- Location: South Australia
- Nearest city: Cleve
- Coordinates: 33°38′36″S 136°34′06″E﻿ / ﻿33.6434°S 136.5683°E
- Area: 32.83 km^{2} (12.68 sq mi)
- Established: 21 September 1989
- Governing body: Department for Environment and Water

= Yeldulknie Conservation Park =

Protected area in South Australia

Yeldulknie Conservation Park is a protected area in the Australian state of South Australia located on the Eyre Peninsula in the gazetted locality of Cleve about 10 km north-east of the town centre in Cleve.

The conservation park was proclaimed on 21 September 1989 under the state's National Parks and Wildlife Act 1972 in respect to land in sections 327, 328 and 329 in the cadastral unit of the Hundred of Mann. It was constituted to permit access under the state's Mining Act 1971. Its name was derived from the Yeldulkinie Reservoir. As of July 2016, the conservation park covered an area of 32.83 km2.

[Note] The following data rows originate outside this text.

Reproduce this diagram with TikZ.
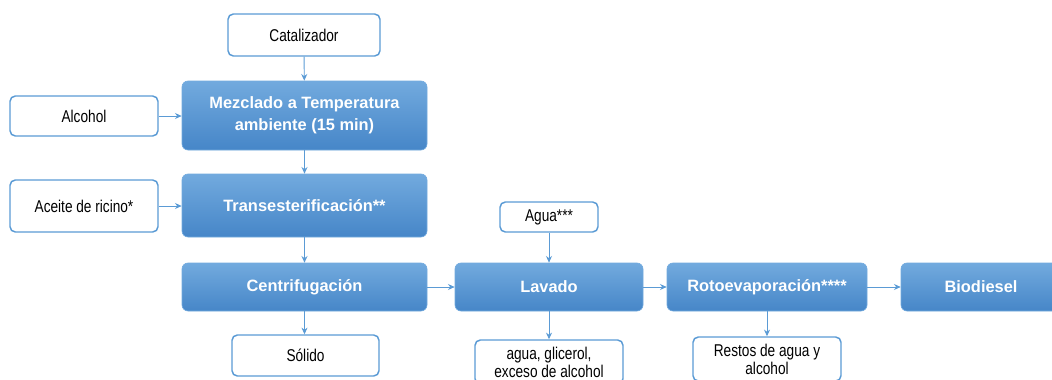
\documentclass[tikz,border=0pt]{standalone}
\usepackage{fontspec}
\setmainfont{Liberation Sans}
\newfontfamily\narrowfont{Liberation Sans}[FakeStretch=0.8]
\usetikzlibrary{arrows.meta}
\definecolor{azul}{RGB}{91,155,213}
\definecolor{azulclaro}{RGB}{114,170,222}
\definecolor{azuloscuro}{RGB}{70,134,200}

\begin{document}
\begin{tikzpicture}[x=0.75pt,y=-0.75pt,
    proc/.style={rectangle,rounded corners=4.5pt,top color=azulclaro,bottom color=azuloscuro,
      draw=azulclaro,line width=0.5pt,text=white,align=center,inner sep=0pt,
      font=\bfseries\fontsize{12.3}{16.5}\selectfont},
    entrada/.style={rectangle,rounded corners=4pt,draw=azul,line width=1.1pt,fill=white,
      align=center,inner sep=0pt,font=\narrowfont\fontsize{12.8}{13.5}\selectfont},
    flecha/.style={-{Stealth[length=5pt,width=4.5pt]},draw=azul,line width=0.7pt}]
    \useasboundingbox (0,0) rectangle (1052,379);

    % entradas
    \node[entrada,minimum width=114pt,minimum height=31.5pt] (cat) at (304,35) {Catalizador};
    \node[entrada,minimum width=111pt,minimum height=30pt] (alc) at (84,116) {Alcohol};
    \node[entrada,minimum width=111pt,minimum height=39pt] (ace) at (84,206) {Aceite de ricino*};
    \node[entrada,minimum width=73.5pt,minimum height=22.5pt] (agu) at (549,217) {Agua***};

    % etapas del proceso
    \node[proc,minimum width=183.75pt,minimum height=51.75pt] (mez) at (304.5,115.5) {Mezclado a Temperatura\\ambiente (15 min)};
    \node[proc,minimum width=183.75pt,minimum height=47.25pt] (tra) at (304.5,205.5) {Transesterificación**};
    \node[proc,minimum width=183.75pt,minimum height=36pt] (cen) at (304.5,287) {Centrifugación};
    \node[proc,minimum width=141pt,minimum height=36pt] (lav) at (549,287) {Lavado};
    \node[proc,minimum width=150pt,minimum height=36pt] (rot) at (767,287) {Rotoevaporación****};
    \node[proc,minimum width=120pt,minimum height=36pt] (bio) at (981,287) {Biodiesel};

    % salidas
    \node[entrada,minimum width=110.25pt,minimum height=30.75pt] (sol) at (305.5,355.5) {Sólido};
    \node[entrada,minimum width=111pt,minimum height=33pt] (gli) at (549,362) {agua, glicerol,\\exceso de alcohol};
    \node[entrada,minimum width=111pt,minimum height=33pt] (res) at (767,359) {Restos de agua y\\alcohol};

    \draw[flecha] (cat) -- (mez);
    \draw[flecha] (alc) -- (mez.west |- alc);
    \draw[flecha] (mez) -- (tra);
    \draw[flecha] (ace) -- (tra.west |- ace);
    \draw[flecha] (tra) -- (cen);
    \draw[flecha] (cen) -- (sol.north -| cen);
    \draw[flecha] (cen) -- (lav);
    \draw[flecha] (agu) -- (lav);
    \draw[flecha] (lav) -- (gli);
    \draw[flecha] (lav) -- (rot);
    \draw[flecha] (rot) -- (res);
    \draw[flecha] (rot) -- (bio);
\end{tikzpicture}
\end{document}
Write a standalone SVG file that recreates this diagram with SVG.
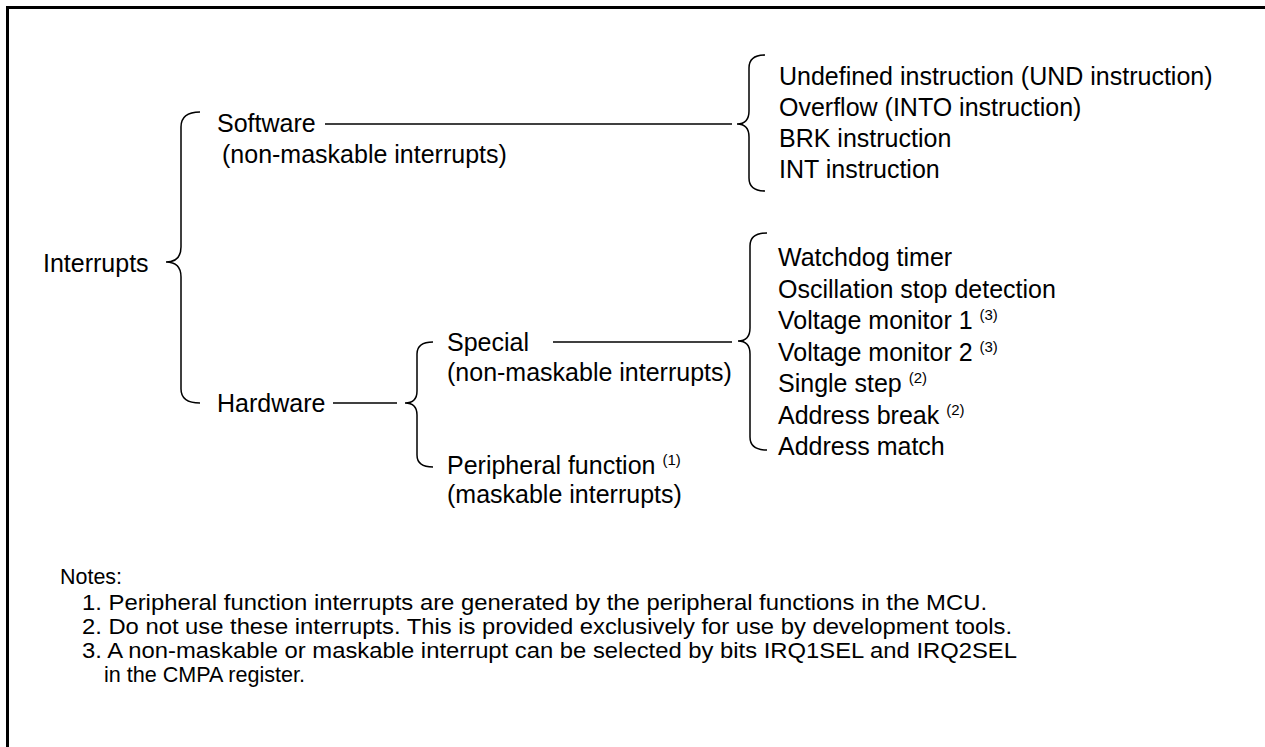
<svg xmlns="http://www.w3.org/2000/svg" width="1265" height="747" viewBox="0 0 1265 747">
<style>
.t{font-family:"Liberation Sans",Arial,sans-serif;font-size:25px;fill:#000}
.s{font-size:15px}
.n{font-family:"Liberation Sans",Arial,sans-serif;font-size:22px;fill:#000}
.br{fill:none;stroke:#000;stroke-width:1.5}
.ln{stroke:#000;stroke-width:1.3}
</style>
<rect width="1265" height="747" fill="#fff"/>
<path d="M7.5,747 V7.5 H1265" fill="none" stroke="#000" stroke-width="3"/>
<g id="interrupts"><text class="t" x="43" y="272">Interrupts</text></g>
<g id="software"><text class="t" x="217" y="132">Software</text><text class="t" x="222" y="163">(non-maskable interrupts)</text></g>
<g id="hardware"><text class="t" x="217" y="412">Hardware</text></g>
<g id="special"><text class="t" x="447" y="351">Special</text><text class="t" x="447" y="381">(non-maskable interrupts)</text></g>
<g id="peripheral"><text class="t" x="447" y="474">Peripheral function <tspan class="s" dy="-9">(1)</tspan></text><text class="t" x="447" y="503">(maskable interrupts)</text></g>
<g id="software-items">
<text class="t" x="779" y="85">Undefined instruction (UND instruction)</text>
<text class="t" x="779" y="116">Overflow (INTO instruction)</text>
<text class="t" x="779" y="147">BRK instruction</text>
<text class="t" x="779" y="178">INT instruction</text>
</g>
<g id="special-items">
<text class="t" x="778" y="266">Watchdog timer</text>
<text class="t" x="778" y="297.5">Oscillation stop detection</text>
<text class="t" x="778" y="329">Voltage monitor 1 <tspan class="s" dy="-9">(3)</tspan></text>
<text class="t" x="778" y="360.5">Voltage monitor 2 <tspan class="s" dy="-9">(3)</tspan></text>
<text class="t" x="778" y="392">Single step <tspan class="s" dy="-9">(2)</tspan></text>
<text class="t" x="778" y="423.5">Address break <tspan class="s" dy="-9">(2)</tspan></text>
<text class="t" x="778" y="455">Address match</text>
</g>
<g id="connectors">
<path class="br" d="M200,112 Q181,112 181,127 V247 Q181,262 166,262 Q181,262 181,277 V389 Q181,403 200,403"/>
<path class="br" d="M765,55 Q749,55 749,68 V111 Q749,124 737,124 Q749,124 749,137 V178 Q749,191 765,191"/>
<path class="br" d="M433,342 Q417,342 417,354 V391 Q417,403 405,403 Q417,403 417,415 V455 Q417,467 433,467"/>
<path class="br" d="M767,233 Q750,233 750,246 V328 Q750,341 738,341 Q750,341 750,354 V437 Q750,450 767,450"/>
<line class="ln" x1="325" y1="124" x2="732" y2="124"/>
<line class="ln" x1="333" y1="403" x2="397" y2="403"/>
<line class="ln" x1="553" y1="342" x2="732" y2="342"/>
</g>
<g id="notes">
<text class="n" x="60" y="584" textLength="62" lengthAdjust="spacingAndGlyphs">Notes:</text>
<text class="n" x="82" y="610" textLength="905" lengthAdjust="spacingAndGlyphs">1. Peripheral function interrupts are generated by the peripheral functions in the MCU.</text>
<text class="n" x="82" y="634" textLength="930" lengthAdjust="spacingAndGlyphs">2. Do not use these interrupts. This is provided exclusively for use by development tools.</text>
<text class="n" x="82" y="658" textLength="935" lengthAdjust="spacingAndGlyphs">3. A non-maskable or maskable interrupt can be selected by bits IRQ1SEL and IRQ2SEL</text>
<text class="n" x="104" y="682" textLength="201" lengthAdjust="spacingAndGlyphs">in the CMPA register.</text>
</g>
</svg>
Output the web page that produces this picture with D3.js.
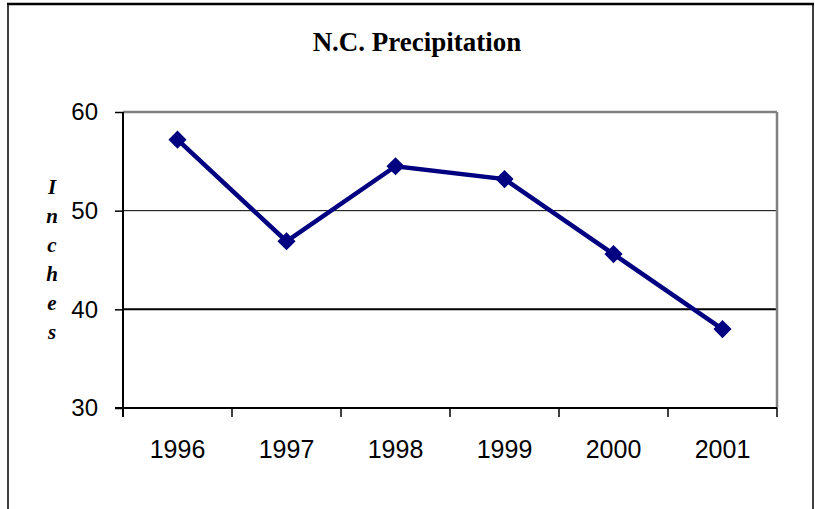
<!DOCTYPE html>
<html>
<head>
<meta charset="utf-8">
<script src="https://cdn.jsdelivr.net/npm/d3@7"></script>
<style>
  body { margin: 0; background: #fff; }
  .axis text { font-family: "Liberation Sans", Arial, sans-serif; fill: #000; }
  .axis path { display: none; }
</style>
</head>
<body>
<div id="chart"></div>
<script>
// data
var years = ["1996", "1997", "1998", "1999", "2000", "2001"];
var inches = [57.2, 46.9, 54.5, 53.2, 45.6, 38.0];
var yTicks = [30, 40, 50, 60];
var titleText = "N.C. Precipitation";
var yLabel = "Inches";

var width = 815,
  height = 509;
var margin = { left: 123, top: 112, right: 38, bottom: 101 };
var innerW = width - margin.left - margin.right;
var innerH = height - margin.top - margin.bottom;

var data = years.map(function (d, i) {
  return { year: d, value: inches[i] };
});

var x = d3.scaleBand().domain(years).range([0, innerW]).padding(0);
var y = d3.scaleLinear().domain([30, 60]).range([innerH, 0]);

var svg = d3
  .select("#chart")
  .append("svg")
  .attr("width", width)
  .attr("height", height);

// outer frame (top + sides)
svg.append("line").attr("x1", 7).attr("x2", 814).attr("y1", 4).attr("y2", 4)
  .attr("stroke", "#000").attr("stroke-width", 2.5);
svg.append("line").attr("x1", 8).attr("x2", 8).attr("y1", 4).attr("y2", height)
  .attr("stroke", "#000").attr("stroke-width", 1.5);
svg.append("line").attr("x1", 813).attr("x2", 813).attr("y1", 4).attr("y2", height)
  .attr("stroke", "#000").attr("stroke-width", 1.5);

// title
svg.append("text")
  .attr("x", 417)
  .attr("y", 51)
  .attr("text-anchor", "middle")
  .style("font-family", "'Liberation Serif', 'Times New Roman', serif")
  .style("font-weight", "bold")
  .style("font-size", "27px")
  .text(titleText);

// stacked y label
svg.append("g")
  .selectAll("text")
  .data(yLabel.split(""))
  .enter()
  .append("text")
  .attr("x", 52)
  .attr("y", function (d, i) { return 194 + i * 29; })
  .attr("text-anchor", "middle")
  .style("font-family", "'Liberation Serif', 'Times New Roman', serif")
  .style("font-weight", "bold")
  .style("font-style", "italic")
  .style("font-size", "21px")
  .text(function (d) { return d; });

var g = svg.append("g")
  .attr("transform", "translate(" + margin.left + "," + margin.top + ")");

// gridlines
g.selectAll(".grid")
  .data([40, 50])
  .enter()
  .append("line")
  .attr("class", "grid")
  .attr("x1", 0)
  .attr("x2", innerW)
  .attr("y1", function (d) { return y(d); })
  .attr("y2", function (d) { return y(d); })
  .attr("stroke", "#000")
  .attr("stroke-width", function (d) { return d == 40 ? 2 : 1; });

// plot border: grey top/right, black left/bottom
g.append("line").attr("x1", 0).attr("x2", innerW).attr("y1", y(60)).attr("y2", y(60))
  .attr("stroke", "#808080").attr("stroke-width", 2.5);
g.append("line").attr("x1", innerW).attr("x2", innerW).attr("y1", y(60)).attr("y2", innerH)
  .attr("stroke", "#808080").attr("stroke-width", 2.5);

// y axis
var yAxisG = g.append("g")
  .attr("class", "axis")
  .call(d3.axisLeft(y).tickValues(yTicks).tickSize(8).tickPadding(17));
yAxisG.selectAll("text").style("font-size", "24px");
yAxisG.selectAll("line").attr("stroke", "#000").attr("stroke-width", 1.5);

// x axis labels
var xAxisG = g.append("g")
  .attr("class", "axis")
  .attr("transform", "translate(0," + innerH + ")")
  .call(d3.axisBottom(x).tickSize(0).tickPadding(32));
xAxisG.selectAll("text").style("font-size", "25px");

// x boundary ticks
var bounds = years.map(function (d) { return x(d); }).concat([innerW]);
g.selectAll(".xtick")
  .data(bounds)
  .enter()
  .append("line")
  .attr("class", "xtick")
  .attr("x1", function (d) { return d; })
  .attr("x2", function (d) { return d; })
  .attr("y1", innerH)
  .attr("y2", innerH + 9)
  .attr("stroke", "#000")
  .attr("stroke-width", 1.5);

// axis lines
g.append("line").attr("x1", 0).attr("x2", 0).attr("y1", y(60)).attr("y2", innerH + 9)
  .attr("stroke", "#000").attr("stroke-width", 2);
g.append("line").attr("x1", -8).attr("x2", innerW).attr("y1", innerH).attr("y2", innerH)
  .attr("stroke", "#000").attr("stroke-width", 2);

// series line
var line = d3.line()
  .x(function (d) { return x(d.year) + x.bandwidth() / 2; })
  .y(function (d) { return y(d.value); });

g.append("path")
  .datum(data)
  .attr("fill", "none")
  .attr("stroke", "#000080")
  .attr("stroke-width", 4.5)
  .attr("d", line);

// diamond markers
g.selectAll(".marker")
  .data(data)
  .enter()
  .append("path")
  .attr("class", "marker")
  .attr("d", d3.symbol().type(d3.symbolSquare).size(165))
  .attr("transform", function (d) {
    return "translate(" + (x(d.year) + x.bandwidth() / 2) + "," + y(d.value) + ") rotate(45)";
  })
  .attr("fill", "#000080");
</script>
</body>
</html>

The conservation park is described as consisting of “mallee woodlands”. It is known as a site for the plant species Acacia praemorsa (senna wattle) which is listed as “Vulnerable” on the list of threatened species prepared under section 178 of the Australian Environment Protection and Biodiversity Conservation Act 1999.

The conservation park is classified as an IUCN Category IA protected area.